I got so frustrated with it, I’ve switched back to regular HDMI with USB 3 coming back from the monitor via a regular ‘non-display port’ capable USB-C to USB-A cable. This does use up a precious USB-A port though 😦

Another strange issue I had was with the NUC LED Power button ‘breathing’ while the NUC was fully powered on and running. This only happened once, and honestly, I think the NUC just got confused into thinking that the powered on state was actually the sleep state somehow. Shutting down the NUC, yanking out the power cord, and leaving it out for 30 seconds before restarting again restored the Power Button LED back to normal operation.

What else did I try?

Other NUC’s in this family are listed as supporting Red Hat Linux. I presume they mean RHEL, which isn’t totally free but shares much in common with Fedora. Fedora is a ‘rolling’ release, meaning that you get the very latest internals where possible. I booted a live USB with Fedora 33 Workstation, but the audio issues with the built in headphone jack were still present.

I may give Intel’s own Clear Linux a shot, to see if that fairs any better. You never know right? As it’s from Intel, maybe they fixed these issues already. I may also try Pop!_OS 20.10 and Ubuntu 20.10 just to see if their more recent inclusions solve the issue.

What does the ‘NUCPop’ do well?

Pretty much everything!

Glimpse, Inkscape, and other essential software boots really quickly, usually in under a second or two. Even IntelliJ IDEA takes just a few seconds, and on my old laptop that was a pretty slow starter. OBS studio will even record and stream at Full HD resolution at 30 fps. The only game I’ve tried so far is TuxCart and that worked fine, but to be fair, it also works fine on my Raspberry Pi 400!
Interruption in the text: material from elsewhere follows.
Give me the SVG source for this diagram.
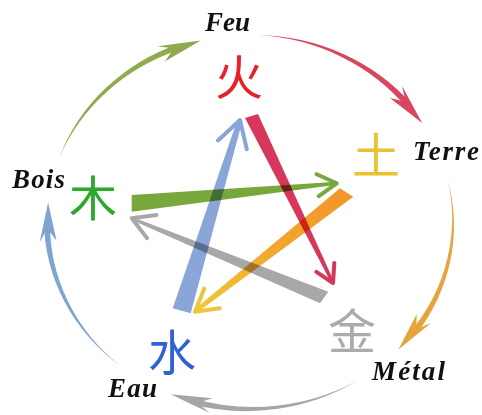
<svg xmlns="http://www.w3.org/2000/svg" width="482" height="415" viewBox="0 0 482 415">
<style>
.lbl{font-family:"Liberation Serif","Times New Roman",serif;font-style:italic;font-weight:bold;font-size:27px;fill:#111}
.cjk{font-family:"Noto Sans CJK SC","Noto Sans CJK JP",sans-serif;font-size:48px;text-anchor:middle;dominant-baseline:central}
.star{mix-blend-mode:multiply}
.chev{fill:none;stroke-width:4;stroke-linecap:round;stroke-linejoin:round}
</style>
<defs>
<linearGradient id="og" gradientUnits="userSpaceOnUse" x1="347" y1="192" x2="195" y2="312">
<stop offset="0" stop-color="#f3952a"/>
<stop offset="0.5" stop-color="#f2a82e"/>
<stop offset="1" stop-color="#f1c83c"/>
</linearGradient>
</defs>
<rect width="482" height="415" fill="#fff"/>
<g id="connectors">
<g id="cycle">
<g fill="#8fab4e">
<path d="M59.24,158.04 A203,187 0 0 1 179.54,43.46 L181.60,49.10 A203,187 0 0 0 59.24,158.04 Z"/>
<path d="M200.89,40.55 L157.28,46.29 L173.95,48.62 L164.74,61.57 Z"/>
</g>
<g fill="#d8475f">
<path d="M257.08,35.11 A203,187 0 0 1 412.33,105.02 L407.61,108.72 A203,187 0 0 0 257.08,35.11 Z"/>
<path d="M422.15,122.91 L402.14,86.20 L405.51,101.80 L389.92,98.00 Z"/>
</g>
<g fill="#e6a33e">
<path d="M447.80,179.93 A203,187 0 0 1 414.52,336.35 L409.72,332.73 A203,187 0 0 0 447.80,179.93 Z"/>
<path d="M398.46,349.53 L431.29,322.69 L416.29,329.26 L416.71,313.93 Z"/>
</g>
<g fill="#a6a6a6">
<path d="M357.57,380.59 A203,187 0 0 1 189.77,403.70 L191.53,397.96 A203,187 0 0 0 357.57,380.59 Z"/>
<path d="M170.68,394.13 L209.84,412.92 L197.46,402.63 L212.70,398.20 Z"/>
</g>
<g fill="#7ea4d0">
<path d="M119.51,365.25 A203,187 0 0 1 44,222 L50,222 A203,187 0 0 0 119.51,365.25 Z"/>
<path d="M48.11,202.45 L39.66,242.44 L47.12,228.53 L56.56,240.66 Z"/>
</g>
</g>
<g id="star">
<g class="star">
<path fill="#8aa6d8" d="M172.7,308.3 L190.7,313.3 L242.4,120.7 L237.6,119.3 Z"/>
<path class="chev" stroke="#8aa6d8" d="M218,140.5 L240,120 L246.8,149.2"/>
</g>
<g class="star">
<path fill="#d6375a" d="M245,118 L258,114 L334.3,282.3 L331.7,283.7 Z"/>
<path class="chev" stroke="#d6375a" d="M316.4,271.9 L333,283 L334.3,263"/>
</g>
<g class="star">
<path fill="#78a83c" d="M131.7,195 L131.7,211.7 L336.8,184.8 L336.6,181.8 Z"/>
<path class="chev" stroke="#78a83c" d="M316.7,174.2 L336.7,183.3 L318.8,196.1"/>
</g>
<g class="star">
<path fill="#a8a8a8" d="M328.3,291.7 L320,303.3 L131.1,219.7 L132.3,216.9 Z"/>
<path class="chev" stroke="#a8a8a8" d="M156.5,215 L131.7,218.3 L147,238.1"/>
</g>
<g class="star">
<path fill="url(#og)" d="M340,188.3 L353.3,196.7 L196.2,313.3 L193.8,310.1 Z"/>
<path class="chev" stroke="#f0c638" d="M204.3,288.5 L195,311.7 L219.8,308.2"/>
</g>
</g>
</g>
<g id="feu">
<text class="lbl" x="205" y="31" textLength="45">Feu</text>
<text class="cjk" x="239" y="74" fill="#e82128">火</text>
</g>
<g id="terre">
<text class="lbl" x="413" y="160" textLength="66">Terre</text>
<text class="cjk" x="376" y="152" fill="#e9c231">土</text>
</g>
<g id="metal">
<text class="lbl" x="372" y="380" textLength="73">Métal</text>
<text class="cjk" x="352" y="328" fill="#ababab">金</text>
</g>
<g id="eau">
<text class="lbl" x="108" y="397" textLength="49">Eau</text>
<text class="cjk" x="172" y="349" font-size="46" fill="#2f62d4">水</text>
</g>
<g id="bois">
<text class="lbl" x="12" y="188" textLength="53">Bois</text>
<text class="cjk" x="93" y="195" fill="#2ca82c">木</text>
</g>
</svg>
For my cloud development work, I can run Docker, Kubernetes, IntelliJ, Slack, and browsers, compilers, etc, and still have plenty of memory and CPU left for other tasks.

One of the most punishing development tasks do as part of my day job is building GraalVM Native Images for Spring applications. On my old laptop, this would take 7-10 minutes, maxing out the processor and memory for the duration (my laptop had 16GB RAM and a Gen 5 Core i7 CPU with 4 threads).

The NUC can complete the same task in just 2:50s (with warm image download caches). And, although the CPU was still totally maxed out, the NUC still had 40GB of RAM to play with. With that in mind, I may have over specified the RAM. I could probably have done fine with 32GB instead of the full 64GB.

Another task I do that can take a while is video rendering. A 25 minute show I recently produced used to take 2hrs to render at Full HD, 30fps on my old laptop. Now, on the NUC, the same project can be fully rendered with exactly the same settings in just 22 minutes.

Got questions or solutions?

Post them in the comments below, or send me a message on Twitter @benbravo73.

UPDATE 10-03-2020: It looks like there might be a similar audio headset problem with the older NUC 10. A fix (quirk) has been added to the Linux 5.11 kernel which might offer hope of a fix. There’s also a similar patch for Acer Swift.

UPDATE 18-02-2020: I spun up Live USB distributions for Ubuntu 20.10 and Clear Linux, but neither fixed the headset jack issues yet.

UPDATE 20-02-2020: System76 have advised me to start a dialogue with them on chat.pop-os.org as they may be able to help figure out the audio issue. So I’ll give that a try.